Greece

Let's be clear about what is going on in Greece.  A bunch of European banks made big loans to Greece, and Greece could not pay them back.  All of this "austerity" is about making the Greek people pay the banks back for their bad investments.  None of the money raised by these measures is going to Greece- it's all going to the bankers who made their bad investments.

Well, you know what?  Here's how I thought capitalism is supposed to work:  You make an investment, and if it works, you make money.  If it doesn't work, you lose.  Instead, it is now seemingly established that if you are a big enough bank or brokerage, you have to get your money back, even if that involves crushing the democratically elected government of a country like Greece, and looting your money from innocent people who had nothing to do with your bad loan. 

This is the death of democracy, at the hands of a rich elite who feel so entitled that they believe that someone else has to bear the cost when their gambles don't work out.  I think I need hardly point out that this is exactly what happened in this country after the 2008 collapse, and it's what Republicans did in response to the last depression too, and we know how that worked out.

We are at the point in the US where a few rich people are on the verge of being able to buy the entire country.  These people believe that we owe them a profit on their investments, no matter how foolish or malicious they are.  They also believe that they have the absolute right to overthrow any government that tries to stand up to them.  And every single Republican is fighting as hard as he can to prove that he can sell his soul to them faster than anyone else.

And people call Bernie Sanders crazy.

Comments

Poll P. said…
A very important clarification. I shared it on Facebook. People really don't have a clue as to what really happened.
Magpie said…
What happens if you borrow money from the mob?

You pay it back. If you don’t they kill you. i.e. take everything you have.
That’s still illegal, however… unless you are a bank and the people you are destroying never personally made the decision to borrow from you in the first place.

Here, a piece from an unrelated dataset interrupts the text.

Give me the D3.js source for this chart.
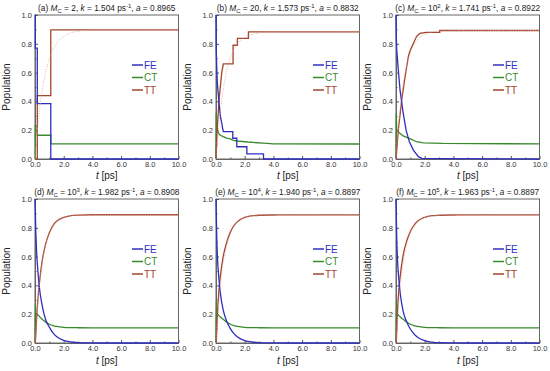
<!DOCTYPE html>
<html>
<head>
<meta charset="utf-8">
<script src="https://cdn.jsdelivr.net/npm/d3@7"></script>
<style>
  body { margin: 0; background: #fff; }
  svg { font-family: "Liberation Sans", Arial, sans-serif; }
</style>
</head>
<body>
<div id="chart"></div>
<script>
// panel titles
const letters = ["a", "b", "c", "d", "e", "f"];
const mcBase = ["2", "20", "10", "10", "10", "10"];
const mcExp = ["", "", "2", "3", "4", "5"];
const kVals = ["1.504", "1.573", "1.741", "1.982", "1.940", "1.963"];
const aVals = ["0.8965", "0.8832", "0.8922", "0.8908", "0.8897", "0.8897"];

const xTicks = [0, 2, 4, 6, 8, 10];
const yTicks = [0, 0.2, 0.4, 0.6, 0.8, 1.0];
const series = ["FE", "CT", "TT"];
const colors = {FE: "#2f2fbf", CT: "#3a8a2e", TT: "#a2452c"};

// (a) Mc = 2, step trajectories
const feA_t = [0, 0.02, 0.02, 0.16, 0.16, 1.1, 1.1, 10];
const feA = [1, 1, 0.77, 0.77, 0.385, 0.385, 0, 0];
const ctA_t = [0, 0.02, 0.02, 0.16, 0.16, 1.1, 1.1, 10];
const ctA = [0, 0, 0.23, 0.23, 0.165, 0.165, 0.105, 0.105];
const ttA_t = [0, 0.16, 0.16, 1.1, 1.1, 10];
const ttA = [0, 0, 0.44, 0.44, 0.8965, 0.8965];

// (b) Mc = 20
const feB_t = [0, 0.02, 0.05, 0.1, 0.2, 0.3, 0.4, 0.45, 0.51, 1.17, 1.17, 1.45, 1.45, 2.15, 2.15, 3.31, 3.31, 10];
const feB = [1, 0.75, 0.64, 0.52, 0.4, 0.3, 0.25, 0.22, 0.19, 0.19, 0.144, 0.144, 0.085, 0.085, 0.035, 0.035, 0, 0];
const ctB_t = [0, 0.02, 0.05, 0.1, 0.2, 0.3, 0.5, 0.75, 1, 1.2, 1.5, 2.2, 3.3, 4, 10];
const ctB = [0, 0.32, 0.25, 0.2, 0.175, 0.165, 0.155, 0.145, 0.14, 0.13, 0.125, 0.118, 0.11, 0.105, 0.104];
const ttB_t = [0, 0.09, 0.23, 0.4, 0.51, 1.19, 1.19, 1.49, 1.49, 2.26, 2.26, 10];
const ttB = [0, 0.22, 0.43, 0.6, 0.66, 0.66, 0.79, 0.79, 0.838, 0.838, 0.8832, 0.8832];

// (c) Mc = 10^2
const feC_t = [0, 0.02, 0.05, 0.16, 0.28, 0.47, 0.7, 0.93, 1.21, 1.56, 1.8, 3.05, 10];
const feC = [1, 0.85, 0.76, 0.62, 0.48, 0.34, 0.2, 0.12, 0.062, 0.016, 0.004, 0.002, 0];
const ctC_t = [0, 0.02, 0.05, 0.25, 0.5, 1, 1.43, 1.9, 3.3, 10];
const ctC = [0, 0.32, 0.2, 0.18, 0.16, 0.14, 0.12, 0.112, 0.108, 0.105];
const ttC_t = [0, 0.02, 0.16, 0.4, 0.63, 0.86, 0.97, 1.2, 1.43, 1.66, 2.1, 3.05, 3.05, 10];
const ttC = [0, 0.02, 0.2, 0.41, 0.57, 0.71, 0.75, 0.8, 0.85, 0.873, 0.88, 0.88, 0.8922, 0.8922];

// (d)-(f) smooth trajectories, common time grid
const tSmooth = [0, 0.02, 0.05, 0.1, 0.2, 0.3, 0.5, 0.75, 1, 1.25, 1.5, 2, 2.5, 3, 4, 5, 10];
const feD = [1, 0.93, 0.8, 0.66, 0.5, 0.39, 0.26, 0.16, 0.11, 0.07, 0.045, 0.018, 0.007, 0.003, 0.001, 0, 0];
const ctD = [0, 0.27, 0.21, 0.205, 0.195, 0.185, 0.165, 0.145, 0.13, 0.12, 0.115, 0.109, 0.107, 0.106, 0.105, 0.105, 0.105];
const ttD = [0, 0.01, 0.05, 0.15, 0.3, 0.41, 0.57, 0.69, 0.765, 0.815, 0.845, 0.873, 0.884, 0.888, 0.8905, 0.8908, 0.8908];
const feE = [1, 0.9, 0.75, 0.6, 0.45, 0.35, 0.23, 0.15, 0.1, 0.065, 0.042, 0.017, 0.007, 0.003, 0.001, 0, 0];
const ctE = [0, 0.29, 0.22, 0.2, 0.19, 0.18, 0.165, 0.145, 0.13, 0.12, 0.115, 0.109, 0.107, 0.106, 0.105, 0.105, 0.105];
const ttE = [0, 0.01, 0.08, 0.2, 0.36, 0.46, 0.6, 0.7, 0.77, 0.815, 0.843, 0.872, 0.883, 0.887, 0.889, 0.8897, 0.8897];
const feF = [1, 0.89, 0.74, 0.59, 0.44, 0.34, 0.22, 0.145, 0.097, 0.063, 0.04, 0.016, 0.006, 0.002, 0.001, 0, 0];
const ctF = [0, 0.29, 0.22, 0.2, 0.19, 0.18, 0.165, 0.145, 0.13, 0.12, 0.115, 0.109, 0.107, 0.106, 0.105, 0.105, 0.105];
const ttF = [0, 0.01, 0.08, 0.21, 0.37, 0.47, 0.61, 0.71, 0.775, 0.817, 0.845, 0.873, 0.884, 0.887, 0.889, 0.8897, 0.8897];

// fitted curves (dotted)
const fitT = [0, 0.25, 0.5, 0.75, 1, 1.5, 2, 2.5, 3, 4, 5, 10];
const fitA = [0, 0.281, 0.474, 0.606, 0.697, 0.803, 0.852, 0.876, 0.887, 0.894, 0.896, 0.8965];
const fitB = [0, 0.287, 0.481, 0.612, 0.700, 0.800, 0.845, 0.866, 0.875, 0.8815, 0.883, 0.8832];
const fitC = [0, 0.315, 0.518, 0.650, 0.736, 0.827, 0.865, 0.881, 0.887, 0.891, 0.892, 0.8922];
const fitD = [0, 0.348, 0.560, 0.689, 0.768, 0.845, 0.874, 0.885, 0.8885, 0.8905, 0.8908, 0.8908];
const fitE = [0, 0.342, 0.552, 0.682, 0.762, 0.841, 0.871, 0.883, 0.887, 0.889, 0.8896, 0.8897];
const fitF = [0, 0.345, 0.556, 0.686, 0.765, 0.843, 0.872, 0.883, 0.887, 0.889, 0.8896, 0.8897];

const zip = (t, v) => t.map((d, i) => [d, v[i]]);

const panels = [
  {FE: zip(feA_t, feA), CT: zip(ctA_t, ctA), TT: zip(ttA_t, ttA), fit: zip(fitT, fitA), smooth: false},
  {FE: zip(feB_t, feB), CT: zip(ctB_t, ctB), TT: zip(ttB_t, ttB), fit: zip(fitT, fitB), smooth: false},
  {FE: zip(feC_t, feC), CT: zip(ctC_t, ctC), TT: zip(ttC_t, ttC), fit: zip(fitT, fitC), smooth: false},
  {FE: zip(tSmooth, feD), CT: zip(tSmooth, ctD), TT: zip(tSmooth, ttD), fit: zip(fitT, fitD), smooth: true},
  {FE: zip(tSmooth, feE), CT: zip(tSmooth, ctE), TT: zip(tSmooth, ttE), fit: zip(fitT, fitE), smooth: true},
  {FE: zip(tSmooth, feF), CT: zip(tSmooth, ctF), TT: zip(tSmooth, ttF), fit: zip(fitT, fitF), smooth: true}
];

const width = 550, height = 371;
const cols = [35, 216, 396], rows = [15, 199];
const labelGap = [19.5, 21];
const pw = 143.5, ph = 144;

const svg = d3.select("#chart").append("svg")
  .attr("width", width)
  .attr("height", height);

panels.forEach((p, i) => {
  const r = Math.floor(i / 3);
  const left = cols[i % 3], top = rows[r];
  const g = svg.append("g").attr("transform", `translate(${left},${top})`);

  const x = d3.scaleLinear().domain([0, 10]).range([0, pw]);
  const y = d3.scaleLinear().domain([0, 1]).range([ph, 0]);

  // axes
  const xAxis = d3.axisBottom(x).tickValues(xTicks).tickFormat(d3.format(".1f")).tickSizeInner(-3).tickSizeOuter(0).tickPadding(2.5);
  const yAxis = d3.axisLeft(y).tickValues(yTicks).tickFormat(d3.format(".1f")).tickSizeInner(-3).tickSizeOuter(0).tickPadding(3);
  const gx = g.append("g").attr("transform", `translate(0,${ph})`).call(xAxis);
  const gy = g.append("g").call(yAxis);
  // minor ticks
  g.append("g").attr("transform", `translate(0,${ph})`)
    .call(d3.axisBottom(x).tickValues(d3.range(1, 10, 2)).tickSize(-1.5).tickFormat(""))
    .call(a => a.select(".domain").remove());
  g.append("g")
    .call(d3.axisLeft(y).tickValues(d3.range(0.1, 1, 0.2)).tickSize(-1.5).tickFormat(""))
    .call(a => a.select(".domain").remove());
  [gx, gy].forEach(a => {
    a.selectAll("text").attr("fill", "#333").style("font-size", "7.5px");
    a.select(".domain").attr("stroke", "#666");
  });
  g.selectAll(".tick line").attr("stroke", "#555");

  // frame
  g.append("rect").attr("width", pw).attr("height", ph)
    .attr("fill", "none").attr("stroke", "#666").attr("stroke-width", 1);

  const line = d3.line().x(d => x(d[0])).y(d => y(d[1]))
    .curve(p.smooth ? d3.curveMonotoneX : d3.curveLinear);

  ["CT", "TT", "FE"].forEach(s => {
    g.append("path").datum(p[s])
      .attr("fill", "none")
      .attr("stroke", colors[s])
      .attr("stroke-width", 1.3)
      .attr("d", line);
  });

  g.append("path").datum(p.fit)
    .attr("fill", "none")
    .attr("stroke", "#e49a9a")
    .attr("stroke-width", 0.8)
    .attr("stroke-dasharray", "1,1.5")
    .attr("d", d3.line().x(d => x(d[0])).y(d => y(d[1])).curve(d3.curveMonotoneX));

  // legend
  series.forEach((s, j) => {
    const ly = 50 + j * 12.5;
    g.append("line").attr("x1", 97).attr("x2", 108).attr("y1", ly).attr("y2", ly)
      .attr("stroke", colors[s]).attr("stroke-width", 1.5);
    g.append("text").attr("x", 109).attr("y", ly).attr("dy", "0.35em")
      .attr("fill", colors[s]).style("font-size", "10px").text(s);
  });

  // title
  const title = g.append("text").attr("x", pw / 2).attr("y", -4)
    .attr("text-anchor", "middle").attr("fill", "#222").style("font-size", "8.3px");
  title.append("tspan").text(`(${letters[i]}) `);
  title.append("tspan").style("font-style", "italic").text("M");
  title.append("tspan").attr("dy", 2).style("font-size", "6px").text("C");
  title.append("tspan").attr("dy", -2).text(` = ${mcBase[i]}`);
  if (mcExp[i]) {
    title.append("tspan").attr("dy", -3).style("font-size", "6px").text(mcExp[i]);
    title.append("tspan").attr("dy", 3).text(", ");
  } else {
    title.append("tspan").text(", ");
  }
  title.append("tspan").style("font-style", "italic").text("k");
  title.append("tspan").text(` = ${kVals[i]} ps`);
  title.append("tspan").attr("dy", -3).style("font-size", "6px").text("-1");
  title.append("tspan").attr("dy", 3).text(i < 2 ? ",  " : ", ");
  title.append("tspan").style("font-style", "italic").text("a");
  title.append("tspan").text(` = ${aVals[i]}`);

  // axis labels
  const xl = g.append("text").attr("x", pw / 2).attr("y", ph + labelGap[r])
    .attr("text-anchor", "middle").attr("fill", "#222").style("font-size", "10px");
  xl.append("tspan").style("font-style", "italic").text("t");
  xl.append("tspan").text(" [ps]");

  g.append("text")
    .attr("transform", `translate(${-25},${ph / 2}) rotate(-90)`)
    .attr("text-anchor", "middle").attr("fill", "#222").style("font-size", "10px")
    .text("Population");
});
</script>
</body>
</html>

Krugman, unsurprisingly, wrote succinctly somewhere about what is going on.
Elsewhere I have listened to supposedly centrist media skirt around the bleeding obvious while cheerleaders for privatization waved away the financial lives of millions in their rush to say Greece has to surrender economic sovereignty so that poor people can pay for rich people’s failures.

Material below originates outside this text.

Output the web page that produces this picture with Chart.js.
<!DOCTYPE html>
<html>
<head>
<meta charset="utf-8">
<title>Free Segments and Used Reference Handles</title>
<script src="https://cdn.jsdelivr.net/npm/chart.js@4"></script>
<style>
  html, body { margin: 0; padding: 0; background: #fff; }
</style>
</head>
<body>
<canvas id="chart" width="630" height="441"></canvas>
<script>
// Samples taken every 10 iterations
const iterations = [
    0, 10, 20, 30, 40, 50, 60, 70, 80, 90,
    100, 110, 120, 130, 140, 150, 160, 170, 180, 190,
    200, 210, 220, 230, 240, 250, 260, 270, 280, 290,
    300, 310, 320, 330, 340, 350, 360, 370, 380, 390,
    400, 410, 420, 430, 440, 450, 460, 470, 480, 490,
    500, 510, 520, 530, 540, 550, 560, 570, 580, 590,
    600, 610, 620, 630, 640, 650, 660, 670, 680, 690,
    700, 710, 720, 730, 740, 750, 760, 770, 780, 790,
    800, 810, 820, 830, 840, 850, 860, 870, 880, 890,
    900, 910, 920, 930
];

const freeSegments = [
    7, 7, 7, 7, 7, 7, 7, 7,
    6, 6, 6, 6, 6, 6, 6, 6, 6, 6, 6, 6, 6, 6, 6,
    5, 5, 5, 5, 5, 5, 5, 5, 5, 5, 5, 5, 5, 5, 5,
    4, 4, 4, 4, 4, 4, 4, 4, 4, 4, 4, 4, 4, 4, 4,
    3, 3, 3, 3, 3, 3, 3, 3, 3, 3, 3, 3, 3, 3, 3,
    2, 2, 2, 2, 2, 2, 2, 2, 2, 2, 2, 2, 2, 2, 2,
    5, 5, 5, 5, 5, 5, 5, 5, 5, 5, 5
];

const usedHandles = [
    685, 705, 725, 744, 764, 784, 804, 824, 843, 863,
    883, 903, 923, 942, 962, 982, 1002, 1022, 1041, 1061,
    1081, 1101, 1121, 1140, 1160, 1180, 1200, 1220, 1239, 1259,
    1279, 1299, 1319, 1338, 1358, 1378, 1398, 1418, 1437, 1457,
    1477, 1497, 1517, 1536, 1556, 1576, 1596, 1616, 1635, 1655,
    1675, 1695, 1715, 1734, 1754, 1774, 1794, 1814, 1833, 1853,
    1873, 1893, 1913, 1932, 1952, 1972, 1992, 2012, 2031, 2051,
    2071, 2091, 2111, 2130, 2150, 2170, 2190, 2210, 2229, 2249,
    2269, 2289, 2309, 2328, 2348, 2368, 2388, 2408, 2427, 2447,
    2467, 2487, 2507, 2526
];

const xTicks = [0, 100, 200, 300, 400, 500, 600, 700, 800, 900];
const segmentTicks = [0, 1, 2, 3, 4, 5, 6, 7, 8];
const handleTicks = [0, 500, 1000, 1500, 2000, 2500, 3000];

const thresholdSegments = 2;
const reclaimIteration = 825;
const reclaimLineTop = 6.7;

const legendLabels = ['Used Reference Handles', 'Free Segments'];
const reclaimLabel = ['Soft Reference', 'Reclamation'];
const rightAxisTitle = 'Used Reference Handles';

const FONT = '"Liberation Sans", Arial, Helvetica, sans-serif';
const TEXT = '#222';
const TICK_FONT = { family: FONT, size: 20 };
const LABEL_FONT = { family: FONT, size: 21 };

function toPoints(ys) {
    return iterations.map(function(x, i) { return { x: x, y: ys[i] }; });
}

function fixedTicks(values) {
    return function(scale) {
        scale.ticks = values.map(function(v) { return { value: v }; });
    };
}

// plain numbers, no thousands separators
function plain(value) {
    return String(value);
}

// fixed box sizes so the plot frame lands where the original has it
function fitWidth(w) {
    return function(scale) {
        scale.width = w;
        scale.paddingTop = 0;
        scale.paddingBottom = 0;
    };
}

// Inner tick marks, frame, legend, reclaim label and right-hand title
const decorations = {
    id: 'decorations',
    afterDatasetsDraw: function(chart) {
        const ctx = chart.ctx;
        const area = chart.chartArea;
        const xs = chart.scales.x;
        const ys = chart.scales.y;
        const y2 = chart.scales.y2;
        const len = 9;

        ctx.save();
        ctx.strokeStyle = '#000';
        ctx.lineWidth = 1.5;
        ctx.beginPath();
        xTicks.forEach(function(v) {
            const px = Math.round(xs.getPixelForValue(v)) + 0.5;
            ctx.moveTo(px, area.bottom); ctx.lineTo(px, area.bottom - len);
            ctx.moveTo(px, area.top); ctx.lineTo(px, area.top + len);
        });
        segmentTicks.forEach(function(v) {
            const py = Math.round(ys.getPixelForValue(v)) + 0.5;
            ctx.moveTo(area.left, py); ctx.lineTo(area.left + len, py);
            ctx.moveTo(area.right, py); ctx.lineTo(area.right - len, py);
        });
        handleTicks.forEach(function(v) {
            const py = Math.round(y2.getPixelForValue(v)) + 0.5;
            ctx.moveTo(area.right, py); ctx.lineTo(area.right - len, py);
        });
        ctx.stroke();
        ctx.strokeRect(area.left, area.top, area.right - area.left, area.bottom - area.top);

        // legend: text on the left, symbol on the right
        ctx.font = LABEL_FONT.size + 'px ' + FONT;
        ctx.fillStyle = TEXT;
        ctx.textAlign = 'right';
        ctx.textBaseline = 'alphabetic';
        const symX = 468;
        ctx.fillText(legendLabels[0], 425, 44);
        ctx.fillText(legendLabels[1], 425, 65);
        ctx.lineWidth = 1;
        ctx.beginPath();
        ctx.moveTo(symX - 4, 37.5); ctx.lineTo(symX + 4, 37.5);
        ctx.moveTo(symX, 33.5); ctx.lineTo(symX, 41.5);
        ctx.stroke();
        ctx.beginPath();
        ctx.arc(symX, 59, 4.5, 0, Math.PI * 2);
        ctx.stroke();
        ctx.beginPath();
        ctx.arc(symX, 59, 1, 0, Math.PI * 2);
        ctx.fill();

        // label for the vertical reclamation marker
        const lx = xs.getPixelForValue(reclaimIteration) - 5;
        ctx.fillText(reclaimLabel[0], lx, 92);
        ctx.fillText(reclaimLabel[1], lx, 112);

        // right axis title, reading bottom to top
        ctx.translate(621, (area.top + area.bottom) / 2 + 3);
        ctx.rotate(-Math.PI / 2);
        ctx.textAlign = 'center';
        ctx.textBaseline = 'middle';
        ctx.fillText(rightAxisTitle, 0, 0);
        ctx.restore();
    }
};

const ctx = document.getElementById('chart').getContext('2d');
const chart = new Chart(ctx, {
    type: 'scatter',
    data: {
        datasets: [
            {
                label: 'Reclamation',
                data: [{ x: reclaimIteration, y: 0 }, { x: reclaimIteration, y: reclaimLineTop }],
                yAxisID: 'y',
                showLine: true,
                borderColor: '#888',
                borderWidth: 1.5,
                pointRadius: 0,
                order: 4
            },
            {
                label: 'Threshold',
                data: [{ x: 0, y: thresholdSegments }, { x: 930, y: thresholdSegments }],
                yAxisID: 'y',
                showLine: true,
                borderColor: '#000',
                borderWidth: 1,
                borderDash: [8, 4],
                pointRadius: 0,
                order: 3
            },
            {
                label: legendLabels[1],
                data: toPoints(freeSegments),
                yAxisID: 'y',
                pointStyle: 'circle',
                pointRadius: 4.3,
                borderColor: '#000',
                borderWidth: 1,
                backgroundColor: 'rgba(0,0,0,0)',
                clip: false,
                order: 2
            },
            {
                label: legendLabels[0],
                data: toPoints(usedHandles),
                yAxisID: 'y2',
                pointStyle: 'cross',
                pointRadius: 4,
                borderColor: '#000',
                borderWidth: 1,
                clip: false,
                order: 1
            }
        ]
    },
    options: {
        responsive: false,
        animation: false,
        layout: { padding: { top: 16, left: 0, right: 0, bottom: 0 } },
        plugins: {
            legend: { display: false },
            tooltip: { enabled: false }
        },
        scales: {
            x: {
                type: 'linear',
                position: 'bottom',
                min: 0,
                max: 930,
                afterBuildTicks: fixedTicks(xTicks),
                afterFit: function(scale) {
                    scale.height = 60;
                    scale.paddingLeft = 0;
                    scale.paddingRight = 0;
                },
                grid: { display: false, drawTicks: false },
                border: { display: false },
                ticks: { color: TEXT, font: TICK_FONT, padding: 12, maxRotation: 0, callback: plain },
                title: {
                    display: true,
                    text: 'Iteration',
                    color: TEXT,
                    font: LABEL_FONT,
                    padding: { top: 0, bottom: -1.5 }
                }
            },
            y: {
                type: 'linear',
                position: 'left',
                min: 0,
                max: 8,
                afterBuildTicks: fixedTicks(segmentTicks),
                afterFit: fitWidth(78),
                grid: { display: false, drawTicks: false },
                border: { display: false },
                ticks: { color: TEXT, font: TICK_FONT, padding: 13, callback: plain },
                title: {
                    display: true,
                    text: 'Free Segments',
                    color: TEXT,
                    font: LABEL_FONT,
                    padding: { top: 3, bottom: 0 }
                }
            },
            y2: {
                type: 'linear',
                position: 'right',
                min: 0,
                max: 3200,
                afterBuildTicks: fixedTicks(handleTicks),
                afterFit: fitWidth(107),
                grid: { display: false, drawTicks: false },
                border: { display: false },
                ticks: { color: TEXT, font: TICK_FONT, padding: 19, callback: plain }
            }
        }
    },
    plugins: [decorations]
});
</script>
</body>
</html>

Not even they dispute that money was loaned without due diligence and that Greece should probably not have even been admitted to the Eurozone, but such mistakes are forgiven if you are rich and someone poor somewhere can pay for them. I heard metaphors about not being able to unscramble scrambled eggs or make omelettes without breaking them, the interviewer whom I normally judge to be competent let him get away with it. The glib crassness, the brassy double standard, was terrifying.

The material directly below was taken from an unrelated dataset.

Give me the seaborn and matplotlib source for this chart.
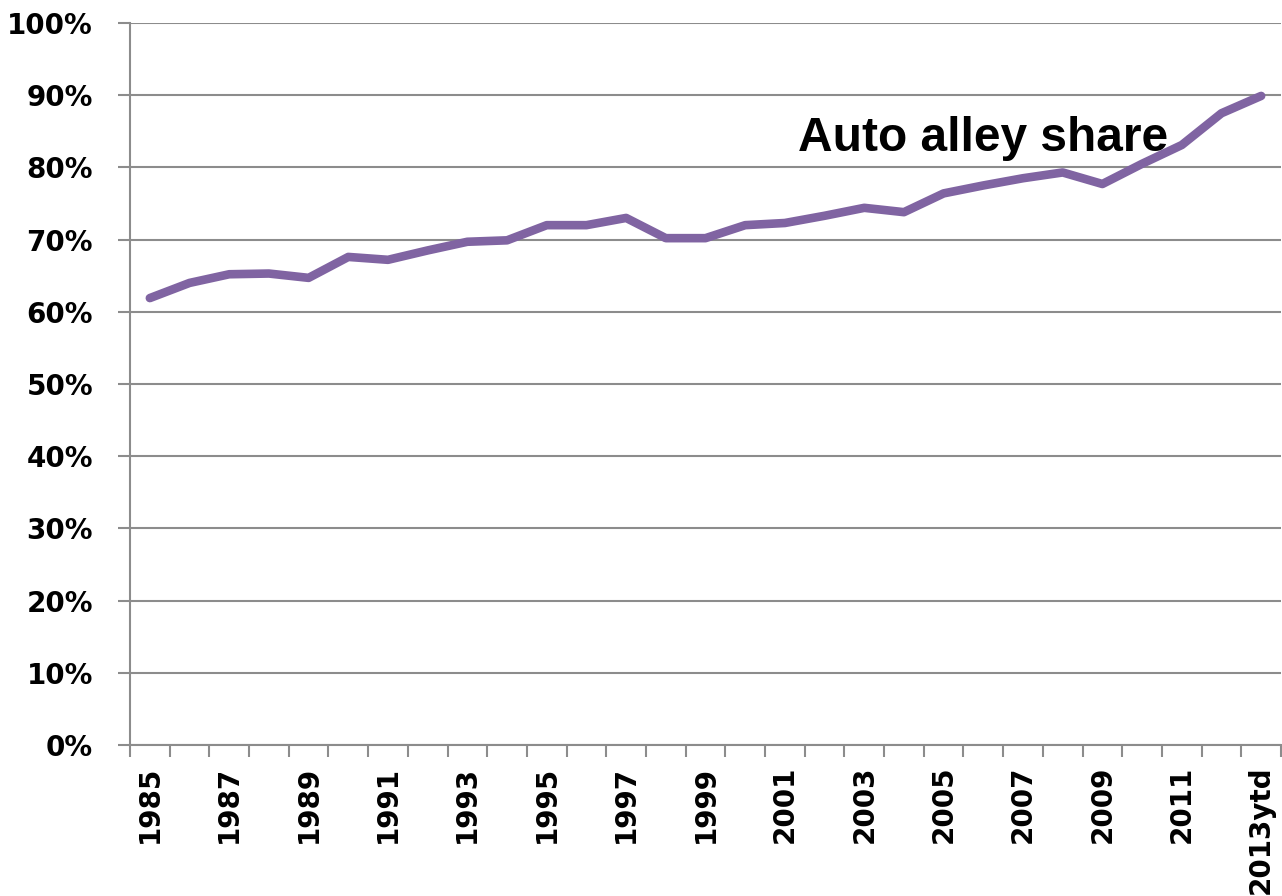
import matplotlib
matplotlib.use("Agg")
import matplotlib.pyplot as plt
import numpy as np
import pandas as pd
import seaborn as sns
from matplotlib.ticker import FixedLocator, PercentFormatter

# Datos
anios = ['1985', '1986', '1987', '1988', '1989', '1990', '1991', '1992', '1993', '1994',
         '1995', '1996', '1997', '1998', '1999', '2000', '2001', '2002', '2003', '2004',
         '2005', '2006', '2007', '2008', '2009', '2010', '2011', '2012', '2013ytd']
participacion = [61.9, 64.0, 65.2, 65.3, 64.7, 67.6, 67.2, 68.5, 69.7, 69.9,
                 72.0, 72.0, 73.0, 70.2, 70.2, 72.0, 72.3, 73.3, 74.4, 73.8,
                 76.4, 77.5, 78.5, 79.3, 77.7, 80.5, 83.1, 87.5, 89.9]
etiqueta_serie = 'Auto alley share'

GRIS = '#8c8c8c'
MORADO = '#8064a2'

df = pd.DataFrame({'anio': anios, 'share': participacion})
df['pos'] = np.arange(len(df))

sns.set_style('white')
plt.rcParams['font.family'] = ['DejaVu Sans']

fig = plt.figure(figsize=(12.82, 8.96), dpi=100)
ax = fig.add_axes([130 / 1282, 1 - 745 / 896, 1151 / 1282, 722 / 896])

sns.lineplot(data=df, x='pos', y='share', ax=ax, color=MORADO, linewidth=6.2,
             solid_capstyle='round', solid_joinstyle='round', zorder=3)

ax.set_xlim(-0.5, len(df) - 0.5)
ax.set_ylim(0, 100)
ax.set_yticks(np.arange(0, 101, 10))
ax.yaxis.set_major_formatter(PercentFormatter(decimals=0))

# etiquetas cada dos anios en el centro de la categoria, marcas en los bordes
ax.set_xticks(df['pos'][::2])
ax.set_xticklabels(df['anio'][::2], rotation=90)
ax.xaxis.set_minor_locator(FixedLocator(np.arange(-0.5, len(df), 1.0)))
ax.tick_params(axis='x', which='major', bottom=True, length=0, pad=15)
ax.tick_params(axis='x', which='minor', bottom=True, length=8.6, width=1.5,
               color=GRIS, direction='out')
ax.tick_params(axis='y', left=True, length=8.6, width=1.5, color=GRIS,
               direction='out', pad=18)

for lab in ax.get_xticklabels() + ax.get_yticklabels():
    lab.set_fontsize(20)
    lab.set_fontweight('bold')
    lab.set_color('black')

ax.grid(axis='y', color=GRIS, linewidth=1.5)
ax.set_axisbelow(True)
ax.set_xlabel('')
ax.set_ylabel('')

for lado in ['top', 'right']:
    ax.spines[lado].set_visible(False)
for lado in ['left', 'bottom']:
    ax.spines[lado].set_color(GRIS)
    ax.spines[lado].set_linewidth(1.5)

ax.text(0.58, 0.84, etiqueta_serie, transform=ax.transAxes, fontsize=34.5,
        fontweight='bold', family=['Liberation Sans', 'DejaVu Sans'],
        ha='left', va='center', color='black')

fig.savefig('out.png', dpi=100)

Greece’s economy is actually running a moderate surplus, but they won’t ever see the fruit of that because the nation that invented democracy gets to be the one to become an indentured state.

For once I’m actually going to pull an emotive WW2 reference – as much as I am suspicious of that normally:

Can you imagine how this must feel, if you are a Greek citizen? Banksters and politicians in a country that militarily occupied you within living memory now get to tell you how to run your labour markets, what state assets to sell of cheap to rich foreigners, when your shops open or close… etc etc.
Merkel dodged the question about the resemblance of this to the Treaty of Versailles, which had such edifying long term consequences. Maybe she’s just confident the Greeks can rise above the sort of thing the Germans couldn’t, or she’d just rather not think about it.